If you wouldn't mind babysitting the printer, you could make it all in one design (=one part in one STL-file). And then manually pause the printer at the appropriate height, change filament, and continue? If you would print a dummy block next to the real print, you can hit the pause button while it is on the dummy block at the right height, so it doesn't stop halfway a layer in your real model. Not practical, but it might work. There are people who do similar things to insert metal (or other) inlays halfway a print.

Could it be that the nozzle cooling fan is not working correctly? This might at least explain underextrusion after a short while. Also a too high required material flow - more than the printer can deliver - would explain that. The first layers are usually printed at lower speeds and sometimes higher temps. Nozzle jams, feeder jams, spool jams, too much friction somewhere, too low temp, too high speed, too thick layers, too thick layer lines,... But it wouldn't of course explain erratic nozzle-movements. If the file-code would be garbled, it seems most unlikely that the general shape would still be correct. I think. And if only the infill-generator would mess-up, then the walls should still print fine.
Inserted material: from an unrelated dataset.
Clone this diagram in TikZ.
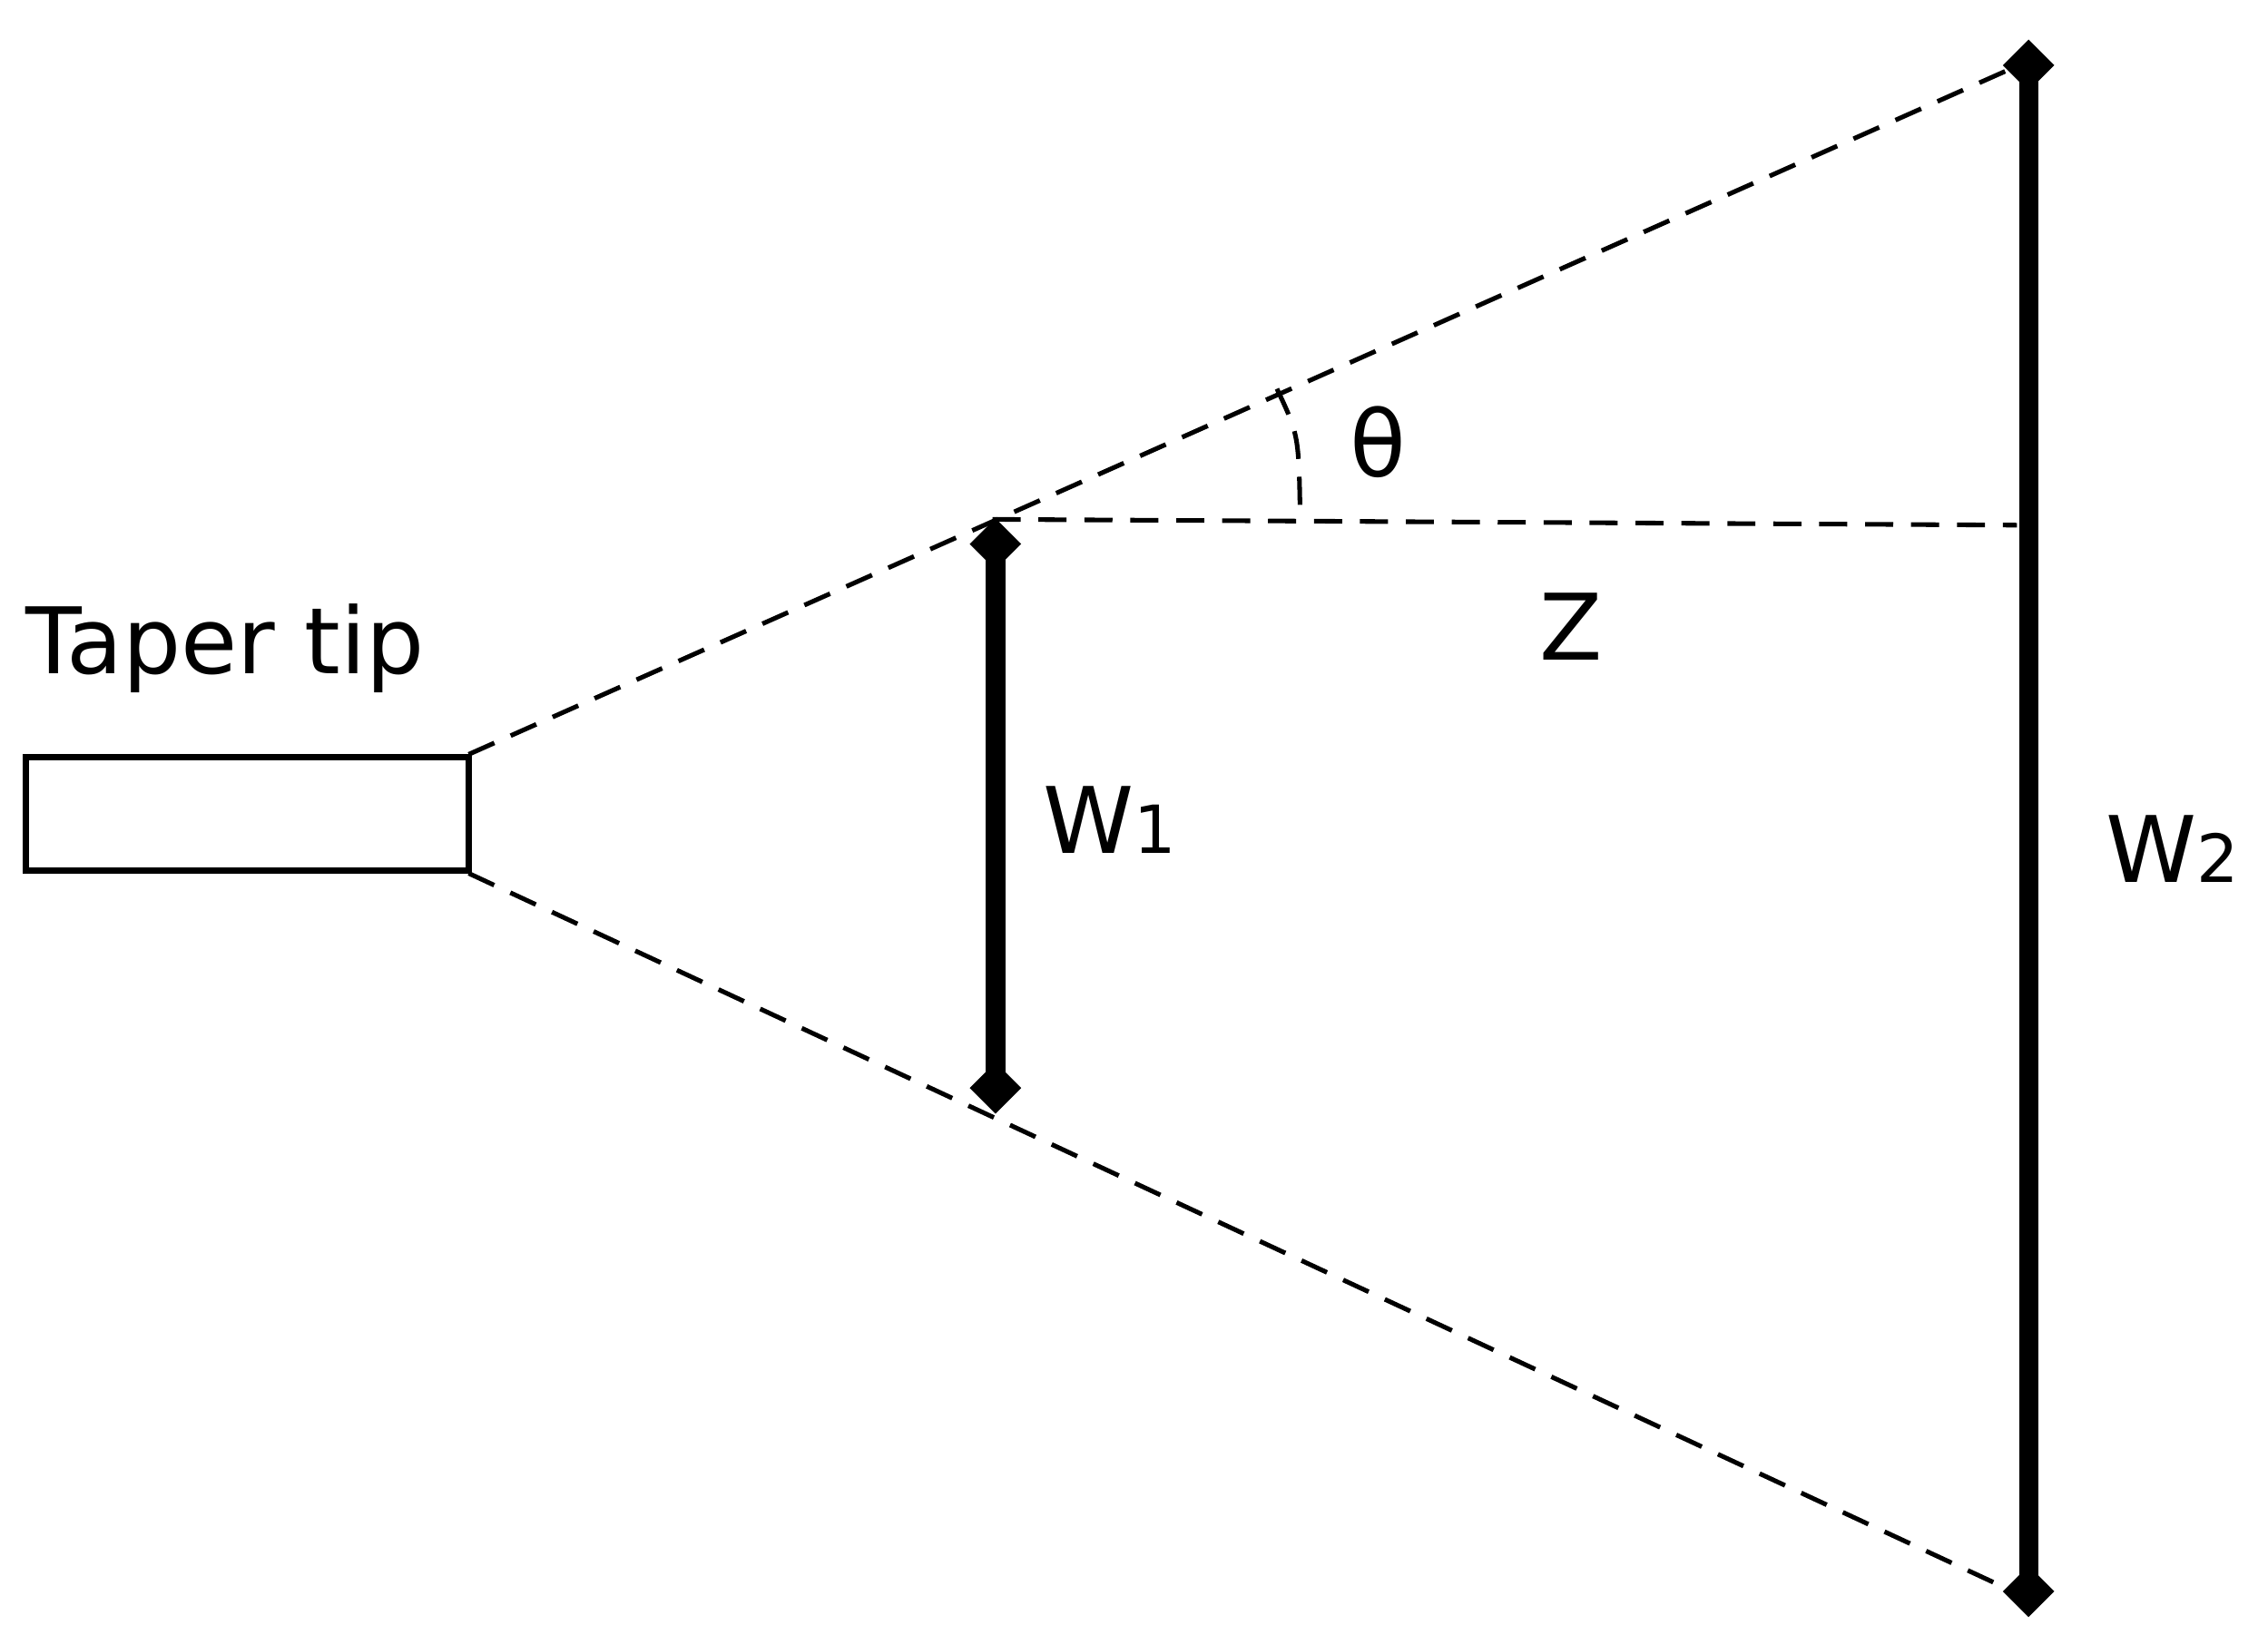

So I can't set aside the idea it has to do with the 1.75mm vs. 2.85mm filament: or an incorrect setting, or a rare bug triggered, or a "stuck value"? What happens if you *manually* feed material through the nozzle while hot, thus bypassing the whole feeder traject (if possible on your printer)? Good, easy flow or not? I also think designing and printing a small test cube (e.g.: 10mm x 10mm x 10mm, 100% filled) might help sorting things out. First print at the default or at very safe settings (e.g.: 210°C and 30mm/s for PLA). With brim. Then print at your current settings. Also, make a close-up film if you can, so we can see the nozzle movements and extrusion. Due to uneven extrusion, or uneven deposited material, could it look like the nozzle is moving erratically without actually doing so? Just guessing... But since we don't know, we need to make educated guesses.

I think that cyanoacrylate glue should work well. It does exist in larger ("industrial") bottles too for bigger surfaces. At least it works very well for glueing PLA to PLA in my models. Might be worth a try?

Some time ago I ran flow-rate tests on a test model, ranging from 30% flow rate, 50%, 70%, ... etc..., 100%, ... up to 150%. (But I don't have photos of it yet.) This looks like a flow rate in-between 30% and 50% in my tests, although closer to 30%, maybe 35...40%. As mentioned above, a setting of 1.75mm filament when using 2.85mm filament could explain this: that should result in a real flow rate of 37%. As would a way too high speed, or a way too low temp for the amount of material you try to extrude. Assuming that the hardware is okay.

I once hit hard on a PLA model with thin wall and 20% infill, and both the wall and infill got severely crushed and dented at the place of impact. The damage looked weird and very "un-plastic like", but rather like a crashed car. So I am not sure PLA infill is going to protect, unless the soft shell would be very thick and distribute the loads widely enough, and the infill would be nearly solid and very thick too. So I would rather print the whole thing in nylon if it has to be tough, or in thick solid PLA if it has to be hard. Another option could be to print the shell, and then fill the inside with polyurethane. PU exists in foam, in rubberlike solids (after curing), and in very hard solid versions. I think a very tough and hard PU like used in skater wheels might be a good choice. Or print a mould in PLA, carefully seal it with a non-stick layer, and cast it in PU. Then you have a very tough model in a single material. This might go a lot faster and cost less, once you have the setup right, if you need multuple models. A lot of artists and sculpters use this method in various forms. If it has to be light-weight, they tend to fill it with PU-foam. Or sometimes they work the other way round: first model the thing in PU foam, and cut and remove foam as desired. And then they seal the whole model with a hard and solid PU layer. So, a combination of 3D-printing for a detailed model, and casting for strength and speed, might also work well. Then you have the best of both.

Looks like that gold-painted girl in the James Bond film Goldfinger... To get to the bottom of things: if this is recycled PLA, couldn't it be that there is dirt in it which causes the clogs? Or particles from other sorts of PLA with a higher melting temp, or ABS or PET particles, or so? Or are the glitter-particles way too big? Ultimaker Pearl and colorFabb gold (which looks more brown than gold to me) also have glitters in it, but they are so small it never caused any issues for me.